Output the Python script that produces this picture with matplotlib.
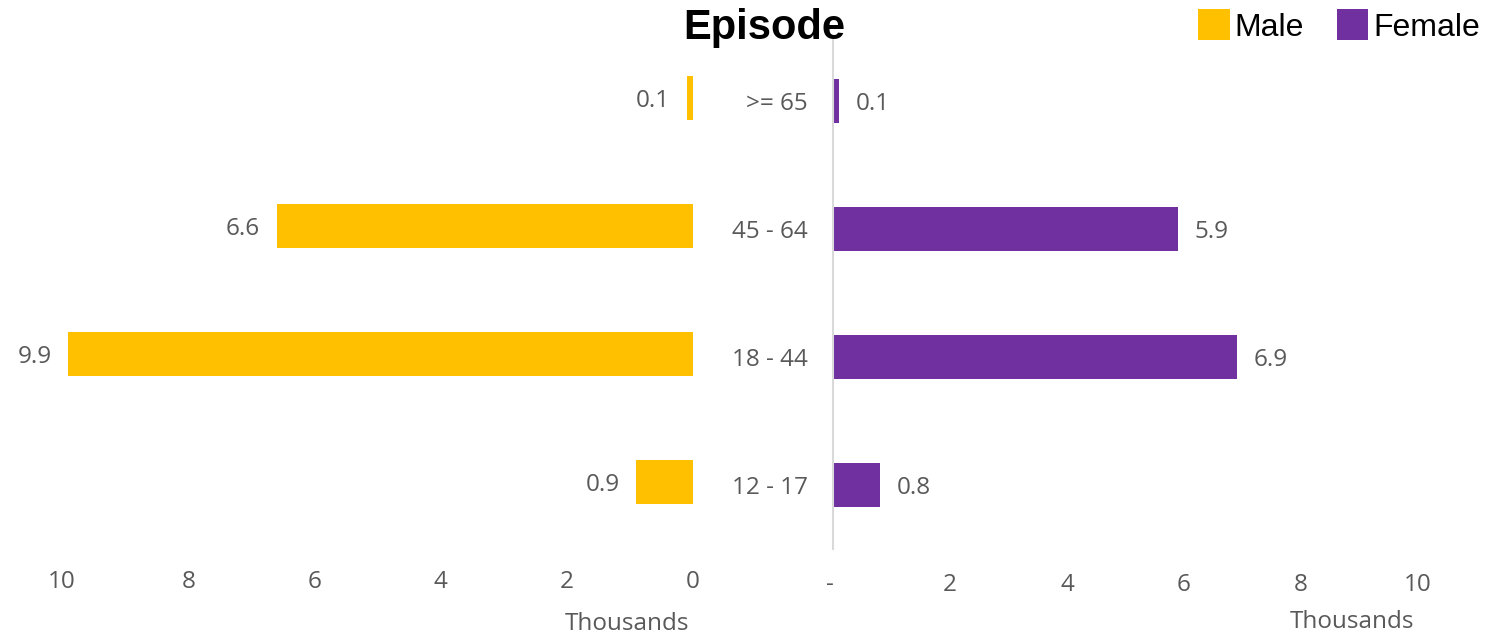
import matplotlib
matplotlib.use("Agg")
import matplotlib.pyplot as plt
from matplotlib.patches import Rectangle

# Age groups, bottom to top
age_groups = ["12 - 17", "18 - 44", "45 - 64", ">= 65"]
male = [0.9, 9.9, 6.6, 0.1]      # thousands
female = [0.8, 6.9, 5.9, 0.1]    # thousands
male_labels = ["0.9", "9.9", "6.6", "0.1"]
female_labels = ["0.8", "6.9", "5.9", "0.1"]
xticks = [0, 2, 4, 6, 8, 10]
female_xticklabels = ["- ", "2", "4", "6", "8", "10"]
series_names = ["Male", "Female"]

MALE_C = "#FFC000"
FEMALE_C = "#7030A0"
GREY = "#595959"
FONT = "Open Sans"
FS = 17.5

W, H = 1504, 633
fig = plt.figure(figsize=(W / 100, H / 100), dpi=100)

def frac(x0, y0, x1, y1):
    return [x0 / W, 1 - y1 / H, (x1 - x0) / W, (y1 - y0) / H]

ax_m = fig.add_axes(frac(62, 34, 693, 546))
ax_f = fig.add_axes(frac(833, 37, 1418, 549))

ypos = list(range(len(age_groups)))
bh = 0.35

bars_m = ax_m.barh(ypos, male, height=bh, color=MALE_C)
bars_f = ax_f.barh(ypos, female, height=bh, color=FEMALE_C)

for ax in (ax_m, ax_f):
    ax.set_xlim(0, 10)
    ax.set_ylim(-0.5, len(age_groups) - 0.5)
    ax.set_xticks(xticks)
    for s in ax.spines.values():
        s.set_visible(False)
    ax.tick_params(axis="x", length=0, pad=17, labelsize=FS, labelcolor=GREY)

ax_m.invert_xaxis()
ax_m.set_xticklabels([str(v) for v in xticks], fontfamily=FONT)
ax_m.set_yticks([])

ax_f.set_xticklabels(female_xticklabels, fontfamily=FONT)
ax_f.spines["left"].set_visible(True)
ax_f.spines["left"].set_color("#d9d9d9")
ax_f.spines["left"].set_linewidth(1.5)
ax_f.set_yticks(ypos)
ax_f.set_yticklabels(age_groups, fontfamily=FONT)
ax_f.tick_params(axis="y", length=0, pad=18, labelsize=FS, labelcolor=GREY)

for b, lab in zip(bars_m, male_labels):
    ax_m.annotate(lab, (b.get_width(), b.get_y() + b.get_height() / 2),
                  xytext=(-12, 0), textcoords="offset points",
                  ha="right", va="center_baseline", fontsize=FS, color=GREY,
                  fontfamily=FONT)
for b, lab in zip(bars_f, female_labels):
    ax_f.annotate(lab, (b.get_width(), b.get_y() + b.get_height() / 2),
                  xytext=(12, 0), textcoords="offset points",
                  ha="left", va="center_baseline", fontsize=FS, color=GREY,
                  fontfamily=FONT)

# Display-unit captions
fig.text(627 / W, 1 - 621 / H, "Thousands", ha="center", va="center_baseline",
         fontsize=FS, color=GREY, fontfamily=FONT)
fig.text(1352 / W, 1 - 619 / H, "Thousands", ha="center", va="center_baseline",
         fontsize=FS, color=GREY, fontfamily=FONT)

fig.text(764 / W, 1 - 28 / H, "Episode", ha="center", va="center",
         fontsize=30, fontweight="bold", color="black",
         fontfamily="Liberation Sans")

# Legend: colour swatch followed by series name
for (x0, x1, tx), col, name in zip([(1198, 1230, 1234), (1337, 1368, 1373)],
                                   [MALE_C, FEMALE_C], series_names):
    fig.add_artist(Rectangle((x0 / W, 1 - 40 / H), (x1 - x0) / W, 31 / H,
                             transform=fig.transFigure, facecolor=col,
                             edgecolor="none"))
    fig.text(tx / W, 1 - 25 / H, name, ha="left", va="center_baseline",
             fontsize=23, color="black", fontfamily="Liberation Sans")

fig.savefig("out.png", dpi=100)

Aim of the task => Look at the listing and set down only the lines from its start through the line with "ax_m.set_yticks([])", word for word and without pictures.

Worked solution =>
Output the Python script that produces this picture with matplotlib.
import matplotlib
matplotlib.use("Agg")
import matplotlib.pyplot as plt
from matplotlib.patches import Rectangle

# Age groups, bottom to top
age_groups = ["12 - 17", "18 - 44", "45 - 64", ">= 65"]
male = [0.9, 9.9, 6.6, 0.1]      # thousands
female = [0.8, 6.9, 5.9, 0.1]    # thousands
male_labels = ["0.9", "9.9", "6.6", "0.1"]
female_labels = ["0.8", "6.9", "5.9", "0.1"]
xticks = [0, 2, 4, 6, 8, 10]
female_xticklabels = ["- ", "2", "4", "6", "8", "10"]
series_names = ["Male", "Female"]

MALE_C = "#FFC000"
FEMALE_C = "#7030A0"
GREY = "#595959"
FONT = "Open Sans"
FS = 17.5

W, H = 1504, 633
fig = plt.figure(figsize=(W / 100, H / 100), dpi=100)

def frac(x0, y0, x1, y1):
    return [x0 / W, 1 - y1 / H, (x1 - x0) / W, (y1 - y0) / H]

ax_m = fig.add_axes(frac(62, 34, 693, 546))
ax_f = fig.add_axes(frac(833, 37, 1418, 549))

ypos = list(range(len(age_groups)))
bh = 0.35

bars_m = ax_m.barh(ypos, male, height=bh, color=MALE_C)
bars_f = ax_f.barh(ypos, female, height=bh, color=FEMALE_C)

for ax in (ax_m, ax_f):
    ax.set_xlim(0, 10)
    ax.set_ylim(-0.5, len(age_groups) - 0.5)
    ax.set_xticks(xticks)
    for s in ax.spines.values():
        s.set_visible(False)
    ax.tick_params(axis="x", length=0, pad=17, labelsize=FS, labelcolor=GREY)

ax_m.invert_xaxis()
ax_m.set_xticklabels([str(v) for v in xticks], fontfamily=FONT)
ax_m.set_yticks([])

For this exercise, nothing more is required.